If players allready kill such things at that level, then I wonder how the game will be able to feel increasingly grand when you rise in the levels, without it being absurd?
This is one of the places where I believe that Mythic may have failed, there is a very good reason that most other games don't allow you to start as "archmages" to name but one thing.
To sum up my opinion: I believe that Mythic has failed in their translation, not that they should'nt have done one when transferring a tabletop game to an MMO, but rather they should have evaluated some of their aspects differently, and perhaps cut a bit of the present content out to have the rest interacting in a smoother way.
And they should send whoever was responsible for writing the text fluff to a penal regiment.
VictorK wrote: It's impossible to tell a story in such a setting. It's impossible to expect that the fluff will be maintained. This is the essence of the modern, successful MMO. And it's why a lot of us who are looking for an RPG experience as I believe that many who complain about the fluff etc. are get left out in the cold.
WRONG!
You -can- tell a story in such a setting, and you should give the players the option of following it while also allowing them to ignore the story as fits their style of play.
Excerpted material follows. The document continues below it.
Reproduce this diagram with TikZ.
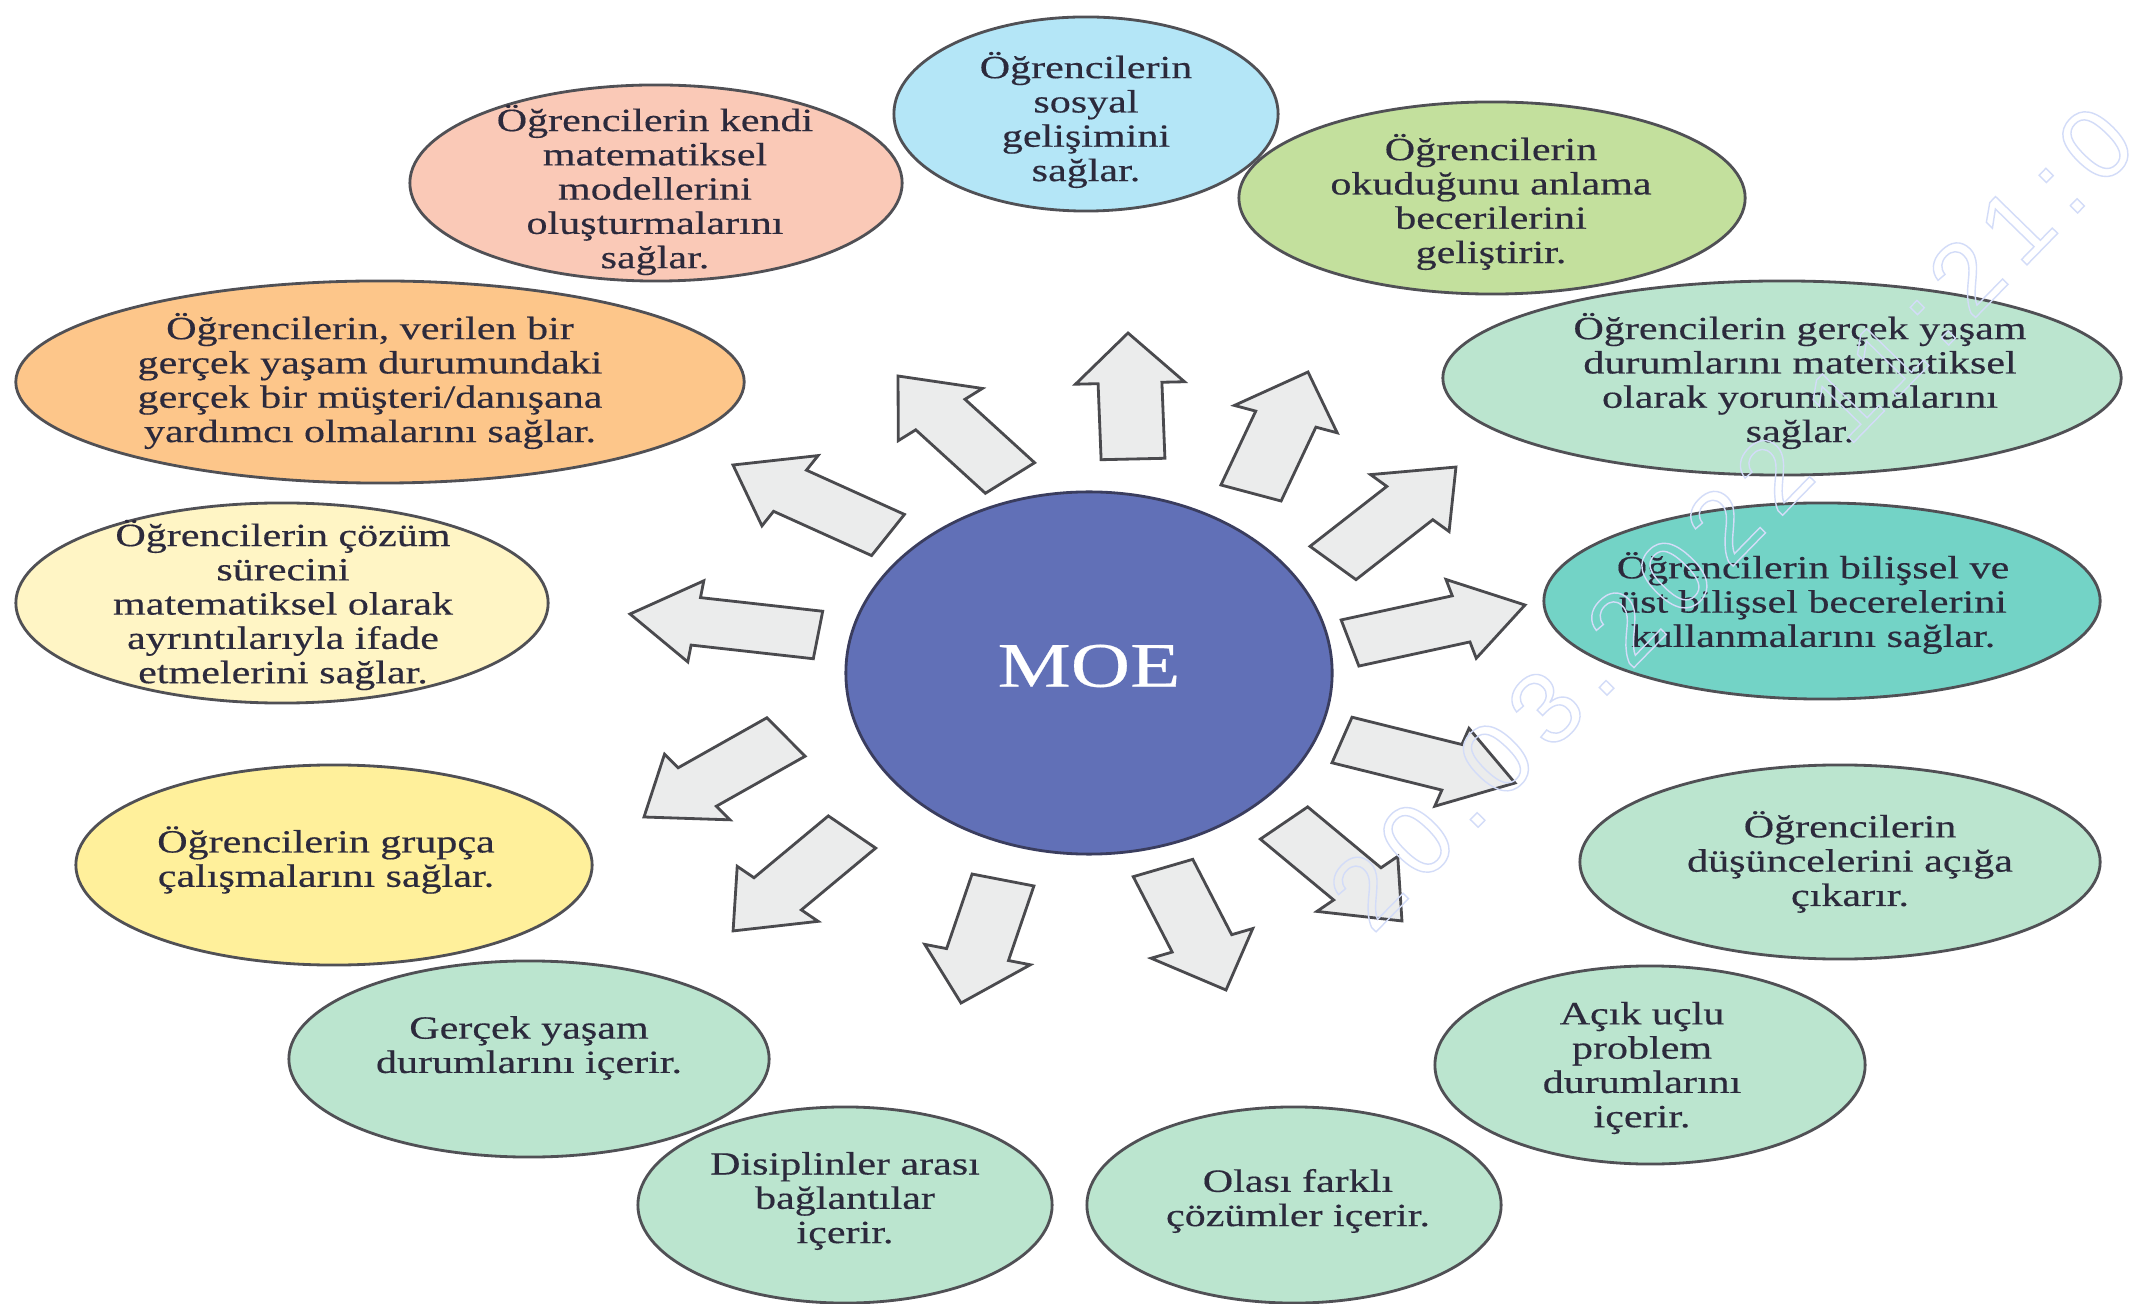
\documentclass[tikz,border=0pt]{standalone}
\usepackage{fontspec}
\setmainfont{Liberation Serif}[FakeStretch=1.3, FakeBold=0.4]
\newfontfamily\wmfont{Liberation Sans}[LetterSpace=14]
\usetikzlibrary{shapes.geometric}

\definecolor{edgegray}{HTML}{505055}
\definecolor{inkdark}{HTML}{2C2A3C}
\definecolor{skyfill}{HTML}{B4E6F7}
\definecolor{leaffill}{HTML}{C3E09D}
\definecolor{mintfill}{HTML}{BBE5CF}
\definecolor{tealfill}{HTML}{73D3C6}
\definecolor{sunfill}{HTML}{FFF09B}
\definecolor{creamfill}{HTML}{FFF5C5}
\definecolor{peachfill}{HTML}{FDC68A}
\definecolor{rosefill}{HTML}{FAC9B7}
\definecolor{moefill}{HTML}{6170B7}
\definecolor{moeedge}{HTML}{3A3D5E}
\definecolor{arrowfill}{HTML}{EBECEC}
\definecolor{arrowedge}{HTML}{4A4A4E}
\definecolor{wmcolor}{HTML}{D3DCF8}

\tikzset{
  bubble/.style={ellipse, draw=edgegray, line width=0.8pt, inner sep=0pt},
  msg/.style={align=center, inner sep=0pt, text=inkdark,
              font=\fontsize{9.2}{9.75}\selectfont},
  arrowbox/.style={fill=arrowfill, draw=arrowedge, line width=0.8pt, line join=miter}
}

% block arrow from tail (#1,#2) to tip (#3,#4); the arrow is built
% in a frame that is stretched horizontally afterwards
\newcommand\arrowstretch{1.33}
\newcommand\blockarrow[4]{%
  \pgfmathsetmacro\bdx{(#3-#1)/\arrowstretch}%
  \pgfmathsetmacro\bdy{#4-#2}%
  \pgfmathsetmacro\bang{atan2(-\bdy,\bdx)}%
  \pgfmathsetmacro\blen{veclen(\bdx,\bdy)}%
  \pgfmathsetmacro\bneck{\blen-50}%
  \begin{scope}[xscale=\arrowstretch, shift={({#1/\arrowstretch},#2)}, rotate=\bang]
    \draw[arrowbox] (0,-24) -- (\bneck,-24) -- (\bneck,-41) -- (\blen,0)
      -- (\bneck,41) -- (\bneck,24) -- (0,24) -- cycle;
  \end{scope}}

\begin{document}
\begin{tikzpicture}[x=0.01cm, y=-0.01cm]
  \fill[white] (0,0) rectangle (2131,1304);
  \useasboundingbox (0,0) rectangle (2131,1304);

  % outer bubbles
  \node[bubble, fill=rosefill,  minimum width=4.92cm, minimum height=1.96cm] (e13) at (656,183) {};
  \node[bubble, fill=skyfill,   minimum width=3.84cm, minimum height=1.94cm] (e1) at (1086,114) {};
  \node[bubble, fill=leaffill,  minimum width=5.06cm, minimum height=1.92cm] (e2) at (1492,198) {};
  \node[bubble, fill=mintfill,  minimum width=6.78cm, minimum height=1.94cm] (e3) at (1782,378) {};
  \node[bubble, fill=tealfill,  minimum width=5.56cm, minimum height=1.96cm] (e4) at (1822,601) {};
  \node[bubble, fill=mintfill,  minimum width=5.20cm, minimum height=1.94cm] (e5) at (1840,862) {};
  \node[bubble, fill=mintfill,  minimum width=4.30cm, minimum height=1.98cm] (e6) at (1650,1065) {};
  \node[bubble, fill=mintfill,  minimum width=4.14cm, minimum height=1.96cm] (e7) at (1294,1205) {};
  \node[bubble, fill=mintfill,  minimum width=4.80cm, minimum height=1.96cm] (e9) at (529,1059) {};
  \node[bubble, fill=mintfill,  minimum width=4.14cm, minimum height=1.96cm] (e8) at (845,1205) {};
  \node[bubble, fill=sunfill,   minimum width=5.16cm, minimum height=2.00cm] (e10) at (334,865) {};
  \node[bubble, fill=creamfill, minimum width=5.32cm, minimum height=2.00cm] (e11) at (282,603) {};
  \node[bubble, fill=peachfill, minimum width=7.28cm, minimum height=2.02cm] (e12) at (380,382) {};

  % bubble texts
  \node[msg] (t1) at (1086,120) {Öğrencilerin\\sosyal\\gelişimini\\sağlar.};
  \node[msg] (t2) at (1491,202) {Öğrencilerin\\okuduğunu anlama\\becerilerini\\geliştirir.};
  \node[msg] (t3) at (1800,381) {Öğrencilerin gerçek yaşam\\durumlarını matematiksel\\olarak yorumlamalarını\\sağlar.};
  \node[msg] (t4) at (1813,603) {Öğrencilerin bilişsel ve\\üst bilişsel becerelerini\\kullanmalarını sağlar.};
  \node[msg] (t5) at (1850,862) {Öğrencilerin\\düşüncelerini açığa\\çıkarır.};
  \node[msg] (t6) at (1642,1068) {Açık uçlu\\problem\\durumlarını\\içerir.};
  \node[msg] (t7) at (1298,1201) {Olası farklı\\çözümler içerir.};
  \node[msg] (t8) at (845,1201) {Disiplinler arası\\bağlantılar\\içerir.};
  \node[msg] (t9) at (529,1048) {Gerçek yaşam\\durumlarını içerir.};
  \node[msg] (t10) at (326,860) {Öğrencilerin grupça\\çalışmalarını sağlar.};
  \node[msg] (t11) at (283,605) {Öğrencilerin çözüm\\sürecini\\matematiksel olarak\\ayrıntılarıyla ifade\\etmelerini sağlar.};
  \node[msg] (t12) at (370,381) {Öğrencilerin, verilen bir\\gerçek yaşam durumundaki\\gerçek bir müşteri/danışana\\yardımcı olmalarını sağlar.};
  \node[msg] (t13) at (655,190) {Öğrencilerin kendi\\matematiksel\\modellerini\\oluşturmalarını\\sağlar.};

  % centre
  \node[ellipse, fill=moefill, draw=moeedge, line width=0.8pt, inner sep=0pt,
        minimum width=4.86cm, minimum height=3.62cm] (moe) at (1089,673) {};
  \node[text=white, font=\fontsize{18}{18}\selectfont, inner sep=0pt] (moetext) at (1089,666) {MOE};

  % radiating block arrows
  \blockarrow{1133}{459}{1128}{333}
  \blockarrow{1251}{493}{1308}{372}
  \blockarrow{1333}{563}{1456}{467}
  \blockarrow{1350}{643}{1525}{605}
  \blockarrow{1342}{740}{1515}{783}
  \blockarrow{1284}{823}{1402}{921}
  \blockarrow{1163}{868}{1226}{990}
  \blockarrow{1003}{880}{961}{1003}
  \blockarrow{852}{832}{733}{931}
  \blockarrow{786}{737}{644}{817}
  \blockarrow{818}{635}{630}{614}
  \blockarrow{888}{535}{733}{465}
  \blockarrow{1010}{478}{898}{376}

  % faint date stamp across the right side
  \node[rotate=45.7, anchor=base west, inner sep=0pt, text=wmcolor,
        font=\wmfont\fontsize{29}{29}\selectfont] (stamp) at (1372,936)
        {\special{pdf:literal direct 1 Tr 0.4 w}20.03.2022 11:21:0\special{pdf:literal direct 0 Tr}};
\end{tikzpicture}
\end{document}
Age of Conan has some great examples of telling a story, while also making it fully possible for you to utterly ignore it.
Its possible, and not even hard, to tell a story with such a game, in fact one of the great strengths of MMO's are that they can tell multible stories at the same time, telling the story not just through text but through visual effects as well, in that regard they are closer to a theather than to a FPS, because the result tend to be given to a certain degree, especially when it comes to such things as quests.
Only aspect that is partially impossible to make a story for is the "successfull" PvP experience as you would find it in say a "battleground", but such ones are also taking place within their own domain within the MMO, the MMO as a type of game, are more than just that, and more than just PvP.